Un’operazione alquanto pericolosa e dispendiosa. Le regioni in difficoltà hanno principalmente il problema dell’organizzazione della gestione dei rifiuti, dovuto soprattutto alla politica che vige su ognuno di loro perché non si curano di presentare delle domande di finanziamento per risolvere pure in parte la questione. Il disagio si registra annualmente sempre al Sud e alcune regioni del Centro. Roma, ad esempio, è diventata una discarica a cielo aperto per l’incapacità di adottare misure d’emergenza che assicurano comunque lo smaltimento dei rifiuti prima che le soluzioni più innovative vengano implementate. Il problema che va avanti dal 1999 è che mancano soprattutto degli impianti di stoccaggio rifiuti ed in particolare il problema sono i rifiuti industriali perché alcuni, se non vengono smaltiti in maniera corretta, possono rivelarsi molto dannosi e pericolosi. In queste regioni ciò che manca è la visione di quello che possono essere i rifiuti e cioè una vera e propria risorsa per il paese e in particolare per l’economia, soprattutto quella green che potrebbe permettere di far raggiungere all’Italia traguardi importanti.

Lo smaltimento sbagliato, è causa di incendi agli impianti di stoccaggio.
Nel mondo i vari Paesi hanno il loro modo di smaltire : il Nord America predilige la discarica classica (54,3% dei rifiuti) e il riciclo (33,3%), l’Asia meridionale come l’India abusa dell’abbandono a cielo aperto (75%), l’Africa Settentrionale e il Vicino Oriente ricorrono soprattutto all’abbandono all’aperto (52,7%) o in discariche (34%).

L’Europa e l’Asia Centrale che vi fa riferimento (come i Paesi ex Urss) ricorrono in misura equilibrata a tutte le modalità (25,6% abbandono irregolare, 25,9% discarica, 30,7% riciclo e compost, 17,8% incenerimento); l’Africa Nera abbandona la spazzatura (69% e un altro 24% in discariche regolari).

Le Americhe del Sud e Centrale prediligono le discariche (68,5%) ma non è raro l’abbandono (26,8%). L’Asia Orientale e Pacifica è forte nelle discariche (46%) ma fa anche un ricorso generoso all’incenerimento (24% dei rifiuti prodotti). («What a waste 2.0», World Bank).

Circa il 90% della plastica  che finisce ogni giorno negli oceani proviene dai fiumi Yangze, Indo, Fiume Giallo, Hai, Nilo, Brahmaputra Gange, Fiume delle Perle, Amur, Niger e Mekong.

Nel mondo si producono ogni anno 2,01 miliardi di tonnellate di rifiuti, con una previsione che secondo la World Bank arriverà a 3,4 miliardi di tonnellate nel 2050. Il 4% degli scarti è formato da metalli (come la banda stagnata della latta o l’alluminio), il 5% vetro, il 12% plastica, il 17% carta e cartoncino, il 44% residui di cibo e di vegetali e il 18% rifiuti diversi.

I più forti produttori di spazzatura sono l’Asia Orientale e Pacifica e l’Europa allargata all’Asia Centrale dei Paesi ex Urss.
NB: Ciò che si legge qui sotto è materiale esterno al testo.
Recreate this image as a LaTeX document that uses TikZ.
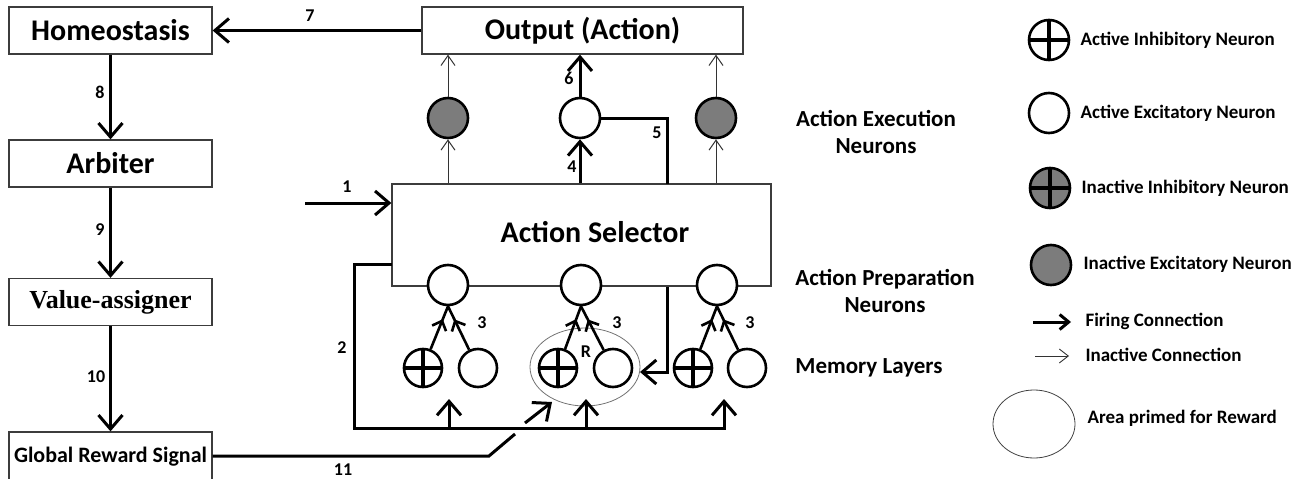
\documentclass[tikz,border=0pt]{standalone}
\usepackage{fontspec}
\setmainfont{Carlito}
\newfontfamily\serifbold{Liberation Serif}
\usetikzlibrary{arrows.meta,decorations.markings,shapes.geometric}
\definecolor{neurongray}{RGB}{124,124,124}
\definecolor{boxline}{RGB}{60,60,60}

\tikzset{
  blockbox/.style={draw=boxline, line width=1.3pt, minimum width=203pt, minimum height=47pt, inner sep=0pt, font=\fontsize{30}{32}\selectfont\bfseries},
  excit/.style={circle, draw, line width=2.6pt, fill=white, minimum size=40pt, inner sep=0pt},
  inactexcit/.style={excit, fill=neurongray},
  memexcit/.style={excit, minimum size=38pt},
  inhib/.style={memexcit, path picture={\draw[line width=4pt] (path picture bounding box.north) -- (path picture bounding box.south) (path picture bounding box.west) -- (path picture bounding box.east);}},
  fire/.style={line width=3pt, -{Straight Barb[length=14pt,width=24pt,line width=3pt]}},
  idle/.style={line width=1pt, draw=black!80, -{Straight Barb[length=10pt,width=14pt,line width=1pt]}},
  midfire/.style={line width=2.6pt, postaction={decorate}, decoration={markings, mark=at position 0.7 with {\arrow{Straight Barb[length=8pt,width=15pt,line width=2.6pt]}}}},
  numlbl/.style={font=\fontsize{18}{20}\selectfont\bfseries},
  sidelbl/.style={font=\fontsize{23}{27}\selectfont\bfseries, align=center},
  keylbl/.style={font=\fontsize{19}{21}\selectfont\bfseries, anchor=west},
}

\begin{document}
\begin{tikzpicture}[x=1pt,y=-1pt]
\useasboundingbox (0,0) rectangle (1299,479);

% Left column
\node[blockbox] (homeo) at (110.5,30.5) {Homeostasis};
\node[blockbox] (arbiter) at (110.5,163.5) {Arbiter};
\node[blockbox, font=\fontsize{26}{28}\selectfont\serifbold\bfseries] (value) at (110.5,302) {Value-assigner};
\node[blockbox, minimum height=50pt, font=\fontsize{22}{24}\selectfont\bfseries] (reward) at (110.5,457) {Global Reward Signal};

% Output and selector
\node[blockbox, minimum width=321pt] (output) at (582.5,30.5) {Output (Action)};
\node[blockbox, minimum width=379pt, minimum height=102pt] (selector) at (581.5,235) {};
\node[font=\fontsize{30}{32}\selectfont\bfseries] (seltext) at (595,232) {Action Selector};

% Area primed for reward
\node[ellipse, draw=black!55, line width=0.8pt, minimum width=110pt, minimum height=78pt] (rarea) at (585,367) {};

% Execution neurons
\node[inactexcit] (exA) at (448,118) {};
\node[excit] (exB) at (580,118) {};
\node[inactexcit] (exC) at (716,118) {};

% Preparation neurons
\node[excit] (prA) at (448,285) {};
\node[excit] (prB) at (581,285) {};
\node[excit] (prC) at (717,285) {};

% Memory layers
\node[inhib] (inA) at (423,368) {};
\node[memexcit] (mmA) at (478,368) {};
\node[inhib] (inB) at (558,368) {};
\node[memexcit] (mmB) at (613,368) {};
\node[inhib] (inC) at (693,368) {};
\node[memexcit] (mmC) at (747,368) {};

% Left chain
\draw[fire] (output.west) -- (homeo.east);
\draw[fire] (homeo) -- (arbiter);
\draw[fire] (arbiter) -- (value);
\draw[fire] (value) -- (reward);

% Input 1
\coordinate (in1) at (305,203);
\draw[fire] (in1) -- (in1 -| selector.west);

% Selector to execution to output
\draw[idle] (selector.north -| exA) -- (exA);
\draw[idle] (exA) -- (exA |- output.south);
\draw[idle] (selector.north -| exC) -- (exC);
\draw[idle] (exC) -- (exC |- output.south);
\draw[fire] (selector.north -| exB) -- (exB);
\draw[fire] (exB) -- (exB |- output.south);

% Feedback 5
\coordinate (fbA) at (667,184);
\coordinate (fbB) at (667,287);
\coordinate (fbC) at (667,372);
\draw[line width=3pt] (exB.east) -| (fbA);
\draw[fire] (fbB) -- (fbC) -- (640,372);

% Memory to preparation
\foreach \g in {A,B,C} {
  \draw[midfire] (in\g) -- (pr\g.south);
  \draw[midfire] (mm\g) -- (pr\g.south);
}

% Bus 2
\coordinate (sel2) at (392,264);
\coordinate (busL) at (354,428);
\coordinate (busR) at (724,428);
\coordinate (upC) at (724,399);
\draw[fire] (sel2) -| (busL) -- (busR) -- (upC);
\draw[fire] (449,428) -- (449,399);
\draw[fire] (586,428) -- (586,399);

% Reward line 11
\coordinate (rw1) at (489,456);
\coordinate (rw2) at (515,434);
\coordinate (rw3) at (525,423);
\coordinate (rw4) at (552,402);
\draw[line width=3pt] (reward.east |- rw1) -- (rw1) -- (rw2);
\draw[fire] (rw3) -- (rw4);

% Numbers
\node[numlbl] at (347,187) {1};
\node[numlbl] at (342,348) {2};
\node[numlbl] at (482,323) {3};
\node[numlbl] at (617,323) {3};
\node[numlbl] at (750,323) {3};
\node[numlbl] at (572,167) {4};
\node[numlbl] at (657,133) {5};
\node[numlbl] at (569,78) {6};
\node[numlbl] at (310,16) {7};
\node[numlbl] at (100,92) {8};
\node[numlbl] at (100,230) {9};
\node[numlbl] at (96,377) {10};
\node[numlbl] at (343,470) {11};
\node[numlbl] at (586,352) {R};

% Side labels
\node[sidelbl] at (876,132) {Action Execution\\Neurons};
\node[sidelbl] at (885,291) {Action Preparation\\Neurons};
\node[sidelbl] at (869,368) {Memory Layers};

% Legend
\node[inhib, minimum size=40pt] (keyA) at (1049,40) {};
\node[keylbl] at (1077,40) {Active Inhibitory Neuron};
\node[excit] (keyB) at (1049,113) {};
\node[keylbl] at (1077,113) {Active Excitatory Neuron};
\node[inhib, minimum size=40pt, fill=neurongray] (keyC) at (1050,188) {};
\node[keylbl] at (1078,188) {Inactive Inhibitory Neuron};
\node[inactexcit] (keyD) at (1051,265) {};
\node[keylbl] at (1080,264) {Inactive Excitatory Neuron};
\coordinate (keyF1) at (1033,322);
\coordinate (keyF2) at (1071,322);
\draw[line width=3pt, -{Straight Barb[length=9pt,width=15pt,line width=3pt]}] (keyF1) -- (keyF2);
\node[keylbl] at (1082,321) {Firing Connection};
\coordinate (keyI1) at (1035,356);
\coordinate (keyI2) at (1069,356);
\draw[line width=0.9pt, draw=black!80, -{Straight Barb[length=9pt,width=14pt,line width=0.9pt]}] (keyI1) -- (keyI2);
\node[keylbl] at (1082,355) {Inactive Connection};
\node[ellipse, draw=black!75, line width=0.8pt, minimum width=82pt, minimum height=68pt] (keyE) at (1034,424) {};
\node[keylbl] at (1084,418) {Area primed for Reward};
\end{tikzpicture}
\end{document}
Ogni anno l’Asia Orientale e Pacifica produce 468 milioni di tonnellate di spazzatura, l’Europa e l’Asia europea 392 milioni. L’Asia Meridionale produce 334 milioni di tonnellate, l’America del Nord 289 , le Americhe Centrale e Meridionale 231 milioni, l’Africa Nera 174 milioni e l’Africa Settentrionale e il Vicino Oriente 129 milioni di tonnellate l’anno. Un terzo di questa immondizia è abbandonata nell’ambiente o bruciata all’aperto. La raccolta dei rifiuti è pari al 96% nei Paesi ricchi, all’82% nei Paesi a media ricchezza, al 51 nei Paesi di nuova economia e al 39% nei Paesi poveri.